Donald Trump to face impeachment charge of ‘incitement of insurrection’

PA
Electoral College Protests Trump
Electoral College Protests Trump

President Donald Trump faces a single charge — "incitement of insurrection" — over the deadly riot at the US Capitol, according to a draft of the articles.

Politicians are set to introduce the legislation on Monday, with voting in midweek.

Ms Pelosi's leadership team also will seek a quick vote on a resolution calling on Vice President Mike Pence and Cabinet officials to invoke the 25th Amendment.

The four-page impeachment bill draws from Mr Trump's own false statements about his election defeat to Democrat Joe Biden; his pressure on state officials in Georgia to "find" him more votes; and his White House rally ahead of the Capitol siege, in which he encouraged thousands of supporters to "fight like hell" before they stormed the building on Wednesday.

A violent and largely white mob of Trump supporters overpowered police, broke through security lines and windows and rampaged through the Capitol, forcing politicians to scatter as they were finalising Mr Biden's victory over Mr Trump in the Electoral College.

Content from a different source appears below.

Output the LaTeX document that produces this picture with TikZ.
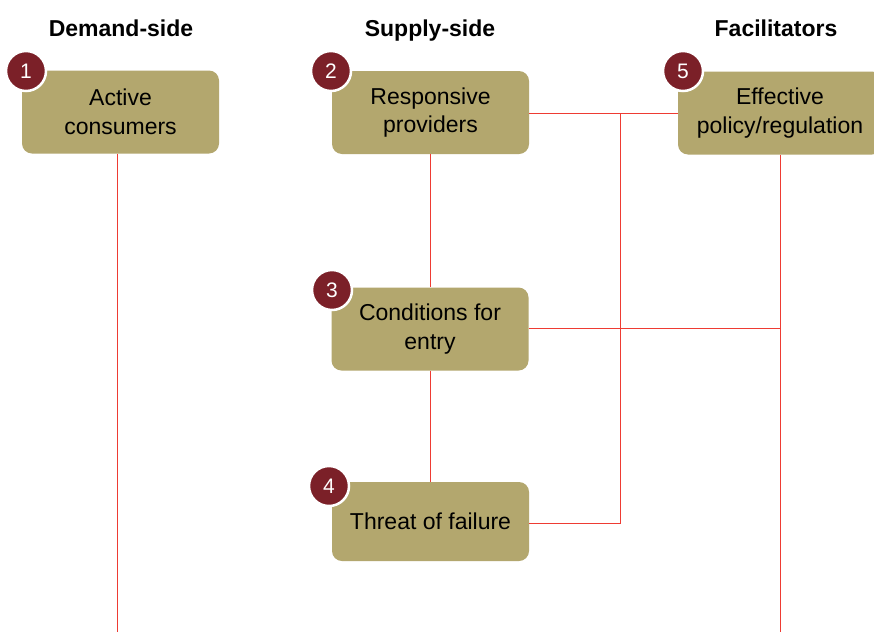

"President Trump gravely endangered the security of the United States and its institutions of Government," the legislation said.

The bill from Representatives David Cicilline of Rhode Island, Ted Lieu of California, Jamie Raskin of Maryland and Jerrold Nadler of New York, said Mr Trump threatened "the integrity of the democratic system, interfered with the peaceful transition of power" and "betrayed" trust.

"He will remain a threat to national security, democracy, and the Constitution if allowed to remain in office," they wrote.

Representative Adam Schiff, a Democrat, said on Monday on CBS: "We need to move forward with alacrity."

House Speaker Nancy Pelosi says the House will proceed with legislation to impeach Mr Trump as she pushes the vice president and the Cabinet to invoke constitutional authority to force him out, warning that Mr Trump is a threat to democracy after the deadly assault on the Capitol.

A Republican senator, Pat Toomey of Pennsylvania, joined Republican Senator Lisa Murkowski of Alaska over the weekend in calling for Mr Trump to "resign and go away as soon as possible".

Politicians warned of the damage the president could still do before Joe Biden is inaugurated on January 20.

Mr Trump, holed up at the White House, was increasingly isolated after a mob rioted in the Capitol in support of his false claims of election fraud.

Judges across the country, including some nominated by Mr Trump, repeatedly dismissed cases and Attorney General William Barr, a Trump ally, said there was no sign of any widespread fraud.

"We will act with urgency, because this President represents an imminent threat," Ms Pelosi said in a letter late on Sunday to colleagues emphasising the need for quick action.

"The horror of the ongoing assault on our democracy perpetrated by this President is intensified and so is the immediate need for action."

During an interview on 60 Minutes aired on Sunday, Ms Pelosi invoked the Watergate era when Republicans in the Senate told President Richard Nixon: "It's over."

"That's what has to happen now," she said.

Mike Pence (J. Scott Applewhite/AP)
Mike Pence (J. Scott Applewhite/AP)

Mr Pence has given no indication he would act on the 25th Amendment.

If he does not, the House would move towards impeachment.

Mr Toomey said he doubted impeachment could be done before Mr Biden is inaugurated, even though a growing number of politicians say that step is necessary to ensure Mr Trump can never hold elected office again.

"I think the president has disqualified himself from ever, certainly, serving in office again," Mr Toomey said.

"I don't think he is electable in any way."

Ms Murkowski, long exasperated with the president, told the Anchorage Daily News on Friday that Mr Trump simply "needs to get out".

A third, Senator Roy Blunt did not go that far but on Sunday he warned Trump to be "very careful" in his final days in office.

Trump
President Donald Trump (Evan Vucci/AP)

On impeachment, House Democrats would likely delay for 100 days sending articles of impeachment to the Senate for trial, to allow Mr Biden to focus on other priorities.

Senator Marco Rubio, a Republican, said that instead of coming together, Democrats want to "talk about ridiculous things like 'Let's impeach a president'" with just days left in office.

Still, some Republicans might be supportive.

Nebraska Senator Ben Sasse said he would take a look at any articles that the House sent over.

Illinois Representative Adam Kinzinger, a frequent Trump critic, said he would "vote the right way" if the matter were put in front of him.

The Democratic effort to stamp Mr Trump's presidential record, for the second time, with the indelible mark of impeachment advanced rapidly after the riot.

Mr Cicilline, a leader of the House effort to draft impeachment articles accusing Mr Trump of inciting insurrection, said his group had 200-plus co-sponsors.

Potentially complicating MS Pelosi's decision about impeachment was what it meant for Mr Biden and the beginning of his presidency.

While reiterating that he had long viewed Mr Trump as unfit for office, Mr Biden sidestepped a question about impeachment, saying what Congress did "is for them to decide".